Furmark 480/5870 power figures may be invalid

It only throttles if you get into the danger zone. Mainly, this is for people who overclock and voervolt. At stock clocks, it doesn't kick in. If it did, you would see the power consumption numbers drop off drastically. Since they stayed consistent, nothing's going on.

I'm also betting that Nvidia has something similar in order to protect their cards. As hot and power hungry as they are in normal use, they'd be idiots not to.
 
there are also many were not using furmark and still got similar results. nv 480 uses more than 100+ watts than 5870.
 
TomsHardware, bit-tech, Anandtech, and other websites off the top of my head all used more than just Furmark - and in all instances, the 5870 drew 100W less than the 480
 
It only throttles if you get into the danger zone. Mainly, this is for people who overclock and voervolt. At stock clocks, it doesn't kick in.

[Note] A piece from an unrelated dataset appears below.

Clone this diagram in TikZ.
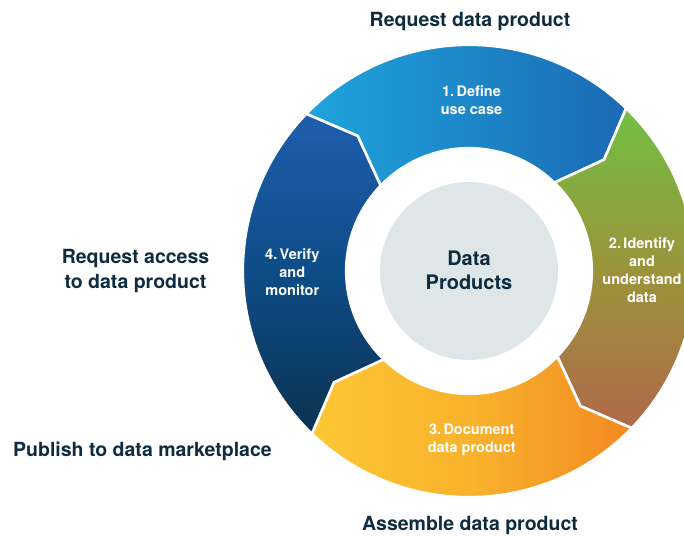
\documentclass[tikz,border=0pt]{standalone}
\usepackage{fontspec}
\setmainfont{TeX Gyre Heros}
\definecolor{navy}{HTML}{0E2C40}
\definecolor{hubgray}{HTML}{DFE6E8}
\definecolor{defA}{HTML}{1FA4DD}
\definecolor{defB}{HTML}{1B6AB4}
\definecolor{idA}{HTML}{72BF44}
\definecolor{idB}{HTML}{9A943A}
\definecolor{idC}{HTML}{B0694A}
\definecolor{docA}{HTML}{FDC733}
\definecolor{docB}{HTML}{F8B22C}
\definecolor{docC}{HTML}{F38A21}
\definecolor{verA}{HTML}{1E5EAD}
\definecolor{verB}{HTML}{0E4C86}
\definecolor{verC}{HTML}{0A3250}
\begin{document}
\begin{tikzpicture}[x=1pt,y=1pt,
  seg/.style={draw=white, line width=2.6pt, line join=miter},
  outer label/.style={font=\bfseries\fontsize{19.5}{25}\selectfont, text=navy, align=center, inner sep=0pt},
  ring label/.style={font=\bfseries\fontsize{14.5}{18}\selectfont, text=white, align=center, inner sep=0pt},
  hub label/.style={font=\bfseries\fontsize{20}{24}\selectfont, text=navy, align=center, inner sep=0pt}]
\useasboundingbox (0,0) rectangle (684,535);
\clip (0,0) rectangle (684,535);

% four arrow-shaped ring segments around the hub
\begin{scope}[shift={(469,264)}]
  % 1. Define use case
  \shadedraw[seg, left color=defA, right color=defB]
    (136:226.2) arc[start angle=136, end angle=46, radius=226.2]
    -- (39.5:175) -- (46:122.8) arc[start angle=46, end angle=136, radius=122.8]
    -- (129.5:175) -- cycle;
  % 2. Identify and understand data
  \shadedraw[seg, top color=idA, bottom color=idC, middle color=idB]
    (46:226.2) arc[start angle=46, end angle=-44, radius=226.2]
    -- (-50.5:175) -- (-44:122.8) arc[start angle=-44, end angle=46, radius=122.8]
    -- (39.5:175) -- cycle;
  % 3. Document data product
  \shadedraw[seg, left color=docA, right color=docC, middle color=docB]
    (-44:226.2) arc[start angle=-44, end angle=-134, radius=226.2]
    -- (-140.5:175) -- (-134:122.8) arc[start angle=-134, end angle=-44, radius=122.8]
    -- (-50.5:175) -- cycle;
  % 4. Verify and monitor
  \shadedraw[seg, top color=verA, bottom color=verC, middle color=verB]
    (-134:226.2) arc[start angle=-134, end angle=-224, radius=226.2]
    -- (129.5:175) -- (136:122.8) arc[start angle=136, end angle=226, radius=122.8]
    -- (-140.5:175) -- cycle;
  % central hub
  \fill[hubgray] (0,0) circle[radius=89];
\end{scope}

% texts on the ring (anchored at the baseline of their last line)
\node[hub label, anchor=base] (hub) at (469,245) {Data\\Products};
\node[ring label, anchor=base] (define) at (471.5,420) {1.\,Define\\use case};
\node[ring label, anchor=base] (identify) at (642,232.7) {2.\,Identify\\and\\understand\\data};
\node[ring label, anchor=base] (document) at (471.7,82.3) {3.\,Document\\data product};
\node[ring label, anchor=base] (verify) at (292.3,239.3) {4.\,Verify\\and\\monitor};

% texts around the ring
\node[outer label, anchor=base] (request) at (470,508) {Request data product};
\node[outer label, anchor=base] (access) at (135.5,246) {Request access\\to data product};
\node[outer label, anchor=base west] (publish) at (13,78.3) {Publish to data marketplace};
\node[outer label, anchor=base] (assemble) at (470,5) {Assemble data product};
\end{tikzpicture}
\end{document}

Can you confirm this? based on the articles, it throttles automatically when detecting the executable name.

mafa said:
there are also many were not using furmark and still got similar results. nv 480 uses more than 100+ watts than 5870.

I know this, and I wouldn't expect the figures to change drastically were Furmark a valid tool, but the question still remains: Are the reported figures valid?
 
Can you confirm this? based on the articles, it throttles automatically when detecting the executable name.
I believe that was intended for the 48xx series. The 58xx's use hardware to detect overloaded PWMs

I know this, and I wouldn't expect the figures to change drastically were Furmark a valid tool, but the question still remains: Are the reported figures valid?

If you look at the 5870 CF numbers and subtract it from the 5870 single GPU on Furmark, you will see that Furmark does draw more than the rated TDP for the 5870, so they go over the limit.

In fact, in non Furmark situations, the 5970 drew 40W less than the GTX 480. In Furmark, the 5970 drew single digits less W than the 480, meaning it actually shot up due to furmark.
 
Can you confirm this? based on the articles, it throttles automatically when detecting the executable name.

That was for the 48xx series. The 5xxx series has hardware protection against overvoltage that is not based on executable name. As per the article you linked, anyway. In a normal, stock clocked situation, an overvolt isn't likely to occur anyway.

I know this, and I wouldn't expect the figures to change drastically were Furmark a valid tool, but the question still remains: Are the reported figures valid?

Yes. IF this was kicking in then you would see the clock speeds of the cards bounce up and down. The card drops a powerplay level when it detects an overvolt, which backs down on clock speeds. Clock speeds are easily measured and recorded over time, so if this was happening reviewers would very easily notice it.
 
Okay, so if executable detection is restricted only to 4xxx cards, and throttling is regulated purely by hardware monitoring, there probably is no problem.